**Dataset excerpt:**
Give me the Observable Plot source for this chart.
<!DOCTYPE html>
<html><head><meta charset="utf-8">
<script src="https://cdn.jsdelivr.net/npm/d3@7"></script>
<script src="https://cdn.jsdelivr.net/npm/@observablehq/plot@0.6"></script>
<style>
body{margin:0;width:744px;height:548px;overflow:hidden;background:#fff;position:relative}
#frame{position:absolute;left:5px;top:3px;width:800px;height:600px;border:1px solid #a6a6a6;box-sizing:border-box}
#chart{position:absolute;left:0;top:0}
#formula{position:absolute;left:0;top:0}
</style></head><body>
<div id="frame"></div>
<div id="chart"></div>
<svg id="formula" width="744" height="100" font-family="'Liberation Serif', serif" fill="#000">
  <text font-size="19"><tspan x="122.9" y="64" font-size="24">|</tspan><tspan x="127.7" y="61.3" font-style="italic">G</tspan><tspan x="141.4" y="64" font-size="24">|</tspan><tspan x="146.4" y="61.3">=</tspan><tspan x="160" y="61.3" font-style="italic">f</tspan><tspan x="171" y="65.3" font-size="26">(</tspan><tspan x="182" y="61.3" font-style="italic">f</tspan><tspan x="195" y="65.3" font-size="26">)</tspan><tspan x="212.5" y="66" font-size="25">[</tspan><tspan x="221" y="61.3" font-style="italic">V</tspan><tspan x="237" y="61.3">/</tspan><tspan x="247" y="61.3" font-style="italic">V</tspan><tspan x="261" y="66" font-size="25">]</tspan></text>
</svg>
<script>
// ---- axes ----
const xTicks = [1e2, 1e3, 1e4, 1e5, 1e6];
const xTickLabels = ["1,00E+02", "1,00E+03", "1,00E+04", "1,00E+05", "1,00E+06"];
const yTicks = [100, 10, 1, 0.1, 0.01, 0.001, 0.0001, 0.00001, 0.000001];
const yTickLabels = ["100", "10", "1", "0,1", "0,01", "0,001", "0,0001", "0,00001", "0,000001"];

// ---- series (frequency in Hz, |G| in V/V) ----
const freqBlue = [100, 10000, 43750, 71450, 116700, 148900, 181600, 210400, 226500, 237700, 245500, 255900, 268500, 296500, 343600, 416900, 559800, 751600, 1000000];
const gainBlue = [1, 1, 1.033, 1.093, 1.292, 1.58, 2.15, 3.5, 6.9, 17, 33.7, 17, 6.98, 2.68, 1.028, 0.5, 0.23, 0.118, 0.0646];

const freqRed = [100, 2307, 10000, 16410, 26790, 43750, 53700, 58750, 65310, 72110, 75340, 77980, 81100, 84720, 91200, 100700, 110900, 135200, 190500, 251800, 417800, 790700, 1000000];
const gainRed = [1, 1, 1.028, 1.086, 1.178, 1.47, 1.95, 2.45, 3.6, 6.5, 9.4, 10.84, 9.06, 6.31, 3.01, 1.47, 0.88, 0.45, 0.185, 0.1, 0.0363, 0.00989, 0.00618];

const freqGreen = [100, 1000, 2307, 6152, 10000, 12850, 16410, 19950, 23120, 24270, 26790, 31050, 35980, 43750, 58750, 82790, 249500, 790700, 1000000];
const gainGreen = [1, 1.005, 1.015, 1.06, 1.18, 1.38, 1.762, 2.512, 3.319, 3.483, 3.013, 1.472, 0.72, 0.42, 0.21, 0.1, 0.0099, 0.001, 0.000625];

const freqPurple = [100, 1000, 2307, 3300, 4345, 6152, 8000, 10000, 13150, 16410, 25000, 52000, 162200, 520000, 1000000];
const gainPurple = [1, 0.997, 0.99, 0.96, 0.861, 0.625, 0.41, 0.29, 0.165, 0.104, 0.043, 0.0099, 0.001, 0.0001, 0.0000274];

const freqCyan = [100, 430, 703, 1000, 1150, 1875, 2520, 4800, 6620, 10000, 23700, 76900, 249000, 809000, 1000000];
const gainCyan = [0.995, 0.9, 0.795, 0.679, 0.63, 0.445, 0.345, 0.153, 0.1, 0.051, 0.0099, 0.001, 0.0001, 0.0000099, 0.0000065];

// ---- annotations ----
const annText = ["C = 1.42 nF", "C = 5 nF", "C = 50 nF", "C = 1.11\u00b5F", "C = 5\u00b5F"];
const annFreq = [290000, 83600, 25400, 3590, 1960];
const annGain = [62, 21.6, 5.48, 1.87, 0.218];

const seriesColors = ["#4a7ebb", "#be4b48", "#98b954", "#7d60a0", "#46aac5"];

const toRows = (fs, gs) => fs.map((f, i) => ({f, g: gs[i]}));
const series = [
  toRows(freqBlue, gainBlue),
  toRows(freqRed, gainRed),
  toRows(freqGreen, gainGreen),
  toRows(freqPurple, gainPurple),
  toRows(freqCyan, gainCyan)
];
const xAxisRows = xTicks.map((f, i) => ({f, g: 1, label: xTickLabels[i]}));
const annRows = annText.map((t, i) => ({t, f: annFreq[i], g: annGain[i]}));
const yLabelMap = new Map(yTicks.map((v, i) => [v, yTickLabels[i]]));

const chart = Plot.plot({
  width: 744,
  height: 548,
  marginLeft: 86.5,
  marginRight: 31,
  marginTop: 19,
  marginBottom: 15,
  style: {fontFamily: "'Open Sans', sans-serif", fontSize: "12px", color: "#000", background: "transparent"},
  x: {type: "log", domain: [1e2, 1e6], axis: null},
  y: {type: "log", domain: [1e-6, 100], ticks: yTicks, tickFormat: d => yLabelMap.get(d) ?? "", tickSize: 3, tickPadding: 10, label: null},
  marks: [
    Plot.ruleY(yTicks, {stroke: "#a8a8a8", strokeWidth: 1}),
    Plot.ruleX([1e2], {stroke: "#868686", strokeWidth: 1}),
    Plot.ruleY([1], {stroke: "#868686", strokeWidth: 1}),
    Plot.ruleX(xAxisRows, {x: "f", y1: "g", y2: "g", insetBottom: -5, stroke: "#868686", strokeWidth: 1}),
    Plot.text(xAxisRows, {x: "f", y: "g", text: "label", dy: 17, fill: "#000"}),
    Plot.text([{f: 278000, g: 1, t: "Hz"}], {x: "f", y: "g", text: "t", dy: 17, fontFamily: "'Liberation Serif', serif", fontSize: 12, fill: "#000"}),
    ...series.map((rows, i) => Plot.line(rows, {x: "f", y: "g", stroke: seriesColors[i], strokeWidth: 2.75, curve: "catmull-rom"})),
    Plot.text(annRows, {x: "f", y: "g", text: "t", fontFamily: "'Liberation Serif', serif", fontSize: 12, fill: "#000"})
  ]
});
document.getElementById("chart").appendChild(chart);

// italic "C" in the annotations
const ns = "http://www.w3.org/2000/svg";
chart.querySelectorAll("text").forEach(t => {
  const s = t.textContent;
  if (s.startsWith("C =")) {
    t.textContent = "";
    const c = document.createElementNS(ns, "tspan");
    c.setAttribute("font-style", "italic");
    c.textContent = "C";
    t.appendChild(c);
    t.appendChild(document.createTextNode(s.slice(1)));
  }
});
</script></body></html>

**Problem to solve:** Quote the whole listing above, leaving nothing out.

**Full solution:**
Give me the Observable Plot source for this chart.
<!DOCTYPE html>
<html><head><meta charset="utf-8">
<script src="https://cdn.jsdelivr.net/npm/d3@7"></script>
<script src="https://cdn.jsdelivr.net/npm/@observablehq/plot@0.6"></script>
<style>
body{margin:0;width:744px;height:548px;overflow:hidden;background:#fff;position:relative}
#frame{position:absolute;left:5px;top:3px;width:800px;height:600px;border:1px solid #a6a6a6;box-sizing:border-box}
#chart{position:absolute;left:0;top:0}
#formula{position:absolute;left:0;top:0}
</style></head><body>
<div id="frame"></div>
<div id="chart"></div>
<svg id="formula" width="744" height="100" font-family="'Liberation Serif', serif" fill="#000">
  <text font-size="19"><tspan x="122.9" y="64" font-size="24">|</tspan><tspan x="127.7" y="61.3" font-style="italic">G</tspan><tspan x="141.4" y="64" font-size="24">|</tspan><tspan x="146.4" y="61.3">=</tspan><tspan x="160" y="61.3" font-style="italic">f</tspan><tspan x="171" y="65.3" font-size="26">(</tspan><tspan x="182" y="61.3" font-style="italic">f</tspan><tspan x="195" y="65.3" font-size="26">)</tspan><tspan x="212.5" y="66" font-size="25">[</tspan><tspan x="221" y="61.3" font-style="italic">V</tspan><tspan x="237" y="61.3">/</tspan><tspan x="247" y="61.3" font-style="italic">V</tspan><tspan x="261" y="66" font-size="25">]</tspan></text>
</svg>
<script>
// ---- axes ----
const xTicks = [1e2, 1e3, 1e4, 1e5, 1e6];
const xTickLabels = ["1,00E+02", "1,00E+03", "1,00E+04", "1,00E+05", "1,00E+06"];
const yTicks = [100, 10, 1, 0.1, 0.01, 0.001, 0.0001, 0.00001, 0.000001];
const yTickLabels = ["100", "10", "1", "0,1", "0,01", "0,001", "0,0001", "0,00001", "0,000001"];

// ---- series (frequency in Hz, |G| in V/V) ----
const freqBlue = [100, 10000, 43750, 71450, 116700, 148900, 181600, 210400, 226500, 237700, 245500, 255900, 268500, 296500, 343600, 416900, 559800, 751600, 1000000];
const gainBlue = [1, 1, 1.033, 1.093, 1.292, 1.58, 2.15, 3.5, 6.9, 17, 33.7, 17, 6.98, 2.68, 1.028, 0.5, 0.23, 0.118, 0.0646];

const freqRed = [100, 2307, 10000, 16410, 26790, 43750, 53700, 58750, 65310, 72110, 75340, 77980, 81100, 84720, 91200, 100700, 110900, 135200, 190500, 251800, 417800, 790700, 1000000];
const gainRed = [1, 1, 1.028, 1.086, 1.178, 1.47, 1.95, 2.45, 3.6, 6.5, 9.4, 10.84, 9.06, 6.31, 3.01, 1.47, 0.88, 0.45, 0.185, 0.1, 0.0363, 0.00989, 0.00618];

const freqGreen = [100, 1000, 2307, 6152, 10000, 12850, 16410, 19950, 23120, 24270, 26790, 31050, 35980, 43750, 58750, 82790, 249500, 790700, 1000000];
const gainGreen = [1, 1.005, 1.015, 1.06, 1.18, 1.38, 1.762, 2.512, 3.319, 3.483, 3.013, 1.472, 0.72, 0.42, 0.21, 0.1, 0.0099, 0.001, 0.000625];

const freqPurple = [100, 1000, 2307, 3300, 4345, 6152, 8000, 10000, 13150, 16410, 25000, 52000, 162200, 520000, 1000000];
const gainPurple = [1, 0.997, 0.99, 0.96, 0.861, 0.625, 0.41, 0.29, 0.165, 0.104, 0.043, 0.0099, 0.001, 0.0001, 0.0000274];

const freqCyan = [100, 430, 703, 1000, 1150, 1875, 2520, 4800, 6620, 10000, 23700, 76900, 249000, 809000, 1000000];
const gainCyan = [0.995, 0.9, 0.795, 0.679, 0.63, 0.445, 0.345, 0.153, 0.1, 0.051, 0.0099, 0.001, 0.0001, 0.0000099, 0.0000065];

// ---- annotations ----
const annText = ["C = 1.42 nF", "C = 5 nF", "C = 50 nF", "C = 1.11\u00b5F", "C = 5\u00b5F"];
const annFreq = [290000, 83600, 25400, 3590, 1960];
const annGain = [62, 21.6, 5.48, 1.87, 0.218];

const seriesColors = ["#4a7ebb", "#be4b48", "#98b954", "#7d60a0", "#46aac5"];

const toRows = (fs, gs) => fs.map((f, i) => ({f, g: gs[i]}));
const series = [
  toRows(freqBlue, gainBlue),
  toRows(freqRed, gainRed),
  toRows(freqGreen, gainGreen),
  toRows(freqPurple, gainPurple),
  toRows(freqCyan, gainCyan)
];
const xAxisRows = xTicks.map((f, i) => ({f, g: 1, label: xTickLabels[i]}));
const annRows = annText.map((t, i) => ({t, f: annFreq[i], g: annGain[i]}));
const yLabelMap = new Map(yTicks.map((v, i) => [v, yTickLabels[i]]));

const chart = Plot.plot({
  width: 744,
  height: 548,
  marginLeft: 86.5,
  marginRight: 31,
  marginTop: 19,
  marginBottom: 15,
  style: {fontFamily: "'Open Sans', sans-serif", fontSize: "12px", color: "#000", background: "transparent"},
  x: {type: "log", domain: [1e2, 1e6], axis: null},
  y: {type: "log", domain: [1e-6, 100], ticks: yTicks, tickFormat: d => yLabelMap.get(d) ?? "", tickSize: 3, tickPadding: 10, label: null},
  marks: [
    Plot.ruleY(yTicks, {stroke: "#a8a8a8", strokeWidth: 1}),
    Plot.ruleX([1e2], {stroke: "#868686", strokeWidth: 1}),
    Plot.ruleY([1], {stroke: "#868686", strokeWidth: 1}),
    Plot.ruleX(xAxisRows, {x: "f", y1: "g", y2: "g", insetBottom: -5, stroke: "#868686", strokeWidth: 1}),
    Plot.text(xAxisRows, {x: "f", y: "g", text: "label", dy: 17, fill: "#000"}),
    Plot.text([{f: 278000, g: 1, t: "Hz"}], {x: "f", y: "g", text: "t", dy: 17, fontFamily: "'Liberation Serif', serif", fontSize: 12, fill: "#000"}),
    ...series.map((rows, i) => Plot.line(rows, {x: "f", y: "g", stroke: seriesColors[i], strokeWidth: 2.75, curve: "catmull-rom"})),
    Plot.text(annRows, {x: "f", y: "g", text: "t", fontFamily: "'Liberation Serif', serif", fontSize: 12, fill: "#000"})
  ]
});
document.getElementById("chart").appendChild(chart);

// italic "C" in the annotations
const ns = "http://www.w3.org/2000/svg";
chart.querySelectorAll("text").forEach(t => {
  const s = t.textContent;
  if (s.startsWith("C =")) {
    t.textContent = "";
    const c = document.createElementNS(ns, "tspan");
    c.setAttribute("font-style", "italic");
    c.textContent = "C";
    t.appendChild(c);
    t.appendChild(document.createTextNode(s.slice(1)));
  }
});
</script></body></html>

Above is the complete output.